The messy US debt ceiling debate signals an age of uncertainty, about the US economy and US decision-making alike.
Washington's immature debt row harms influence abroad
So what did you learn from this week's Capitol Hill cliffhanger if you're a Chinese or European economic planner, a Russian leader inclined to reassert Moscow's hegemony over former Soviet territories, an Iranian leader weighing the calculations of how far to push in the nuclear stand-off, a Pakistani general weighing your country's options, or a Palestinian politician hoping for deliverance from decades of Israeli occupation?
You learnt, essentially, that the post-Cold War era of American global dominance is at an end, and Washington's place needs revising.
Dramatic as it may have seemed, the showdown over the debt ceiling was simply a footnote to a far deeper crisis. America's economy - the world's largest and printer of its reserve currency - is sputtering, unable to generate the demand necessary to fuel a sustainable recovery. And the policies adopted by the US government will accelerate rather than reverse that economic decline.
That's because President Barack Obama has capitulated to a conservative Republican agenda that prioritises reducing the budget deficit by slashing government spending without raising taxes (or, more correctly, without reversing the $3 trillion (Dh11 trillion) in tax breaks for the rich implemented by President George W Bush even as he plunged America into a trillion-dollar war).
"Deficits don't matter," the former vice president Dick Cheney told Mr Bush, claiming that tax cuts and deregulation would spur economic growth, which would in turn generate sufficient new tax revenue to reverse the deficit. Republican leaders continue to hawk the absurd proposition that taxes are responsible for joblessness: this orthodoxy prevails despite the steady rise in unemployment after Mr Bush put hundreds of billions of tax dollars back in the pockets of the richest Americans.

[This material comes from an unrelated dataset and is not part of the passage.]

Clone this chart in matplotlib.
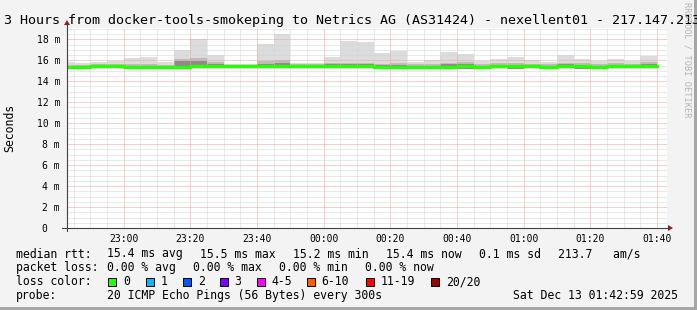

Cutting government spending means laying off teachers, policemen, firemen and a host of other government employees and cancelling procurement contracts that would lead to similar cutbacks in the private sector - every dollar saved in this way is also a dollar removed from the economy.
Official figures show 14 million Americans currently unemployed, and a further 8 million working only part-time because that's the only employment available. Those numbers are more likely to rise than to fall as the government slashes its spending at the worst possible moment, casting hundreds of thousands more into joblessness thereby further depressing domestic demand and creating a downward cycle. Investments necessary to American education and infrastructure necessary to restore its competitiveness will be cut, as well as programmes that soften the burden of decline on the most vulnerable Americans, again further depressing demand.
Mr Obama, who approaches conflict with the instincts of a mediator rather than as a fighter, has allowed himself to be bullied into addressing the economy on the terms of his most implacable foes in the Tea Party. Perhaps he hopes that this will burnish his credentials with centrist voters, but it could also demoralise much of his party's voter base.
And if anything, the morbid theatrics of the debt-ceiling debate will have confirmed a sense that Washington's decision-making has been utterly infantilised by a national discourse shaped in no small part by the comic demagoguery of Rupert Murdoch's Fox News Channel.
If you're an economic decision-maker in Beijing, Washington's plight will be giving you nightmares: the deficit and attendant risk of a downgrade in the investment rating of US debt - and in the value of the dollar - poses a massive risk to China's sovereign wealth, more than $1 trillion of which is held in US Treasury bonds. But the long-term decline of demand in the US economy threatens a key export market on which China's manufacturing sector depends.
Nor is such anxiety confined to China; Europe, too, will have been disabused of any expectation that the US economy can lead a global recovery when its government is adopting policies that will dampen domestic demand.
And to think that the US once lectured others on the management of their economies; if the potential consequences hadn't been so dangerous many of the world's economic decision-makers would have been sniggering at last week's spectacle in Washington.
While nobody's going to take any precipitous steps that risk their existing dollar-denominated assets, the likes of China can be expected to intensify their efforts to find alternatives to parking their savings in US Treasury bonds.
The US economic weakening has, inevitably, been accompanied by geopolitical retrenchment of which Libya - on which Mr Obama spoke of "leading from behind" - may be the model. Given the domestic economic crisis, Washington is in a poor position to launch any major new military adventures, even more so when those (as in the case of any action against Iran) risk a sustained spike in oil prices that could further depress the US economy.
America's ability to influence events in Iraq and Afghanistan has waned, and the Arab Spring showed neither established regimes nor the protesters challenging them paying much heed to Washington. Mr Obama's aversion to conflict could spur others to follow the Republican playbook. It's hard to imagine Israel's Prime Minister Benjamin Netanyahu, for example, heeding any new pressure from Washington, as unlikely as such pressure might be.
The international economic order established with the US at its core after Second World War, and expanded after the collapse of the Soviet Union, is running out of steam, and the global balance of power is shifting, its components fracturing. The debt-ceiling debate in Washington highlighted an age of austerity dawning in the US, which will translate globally into an age of uncertainty.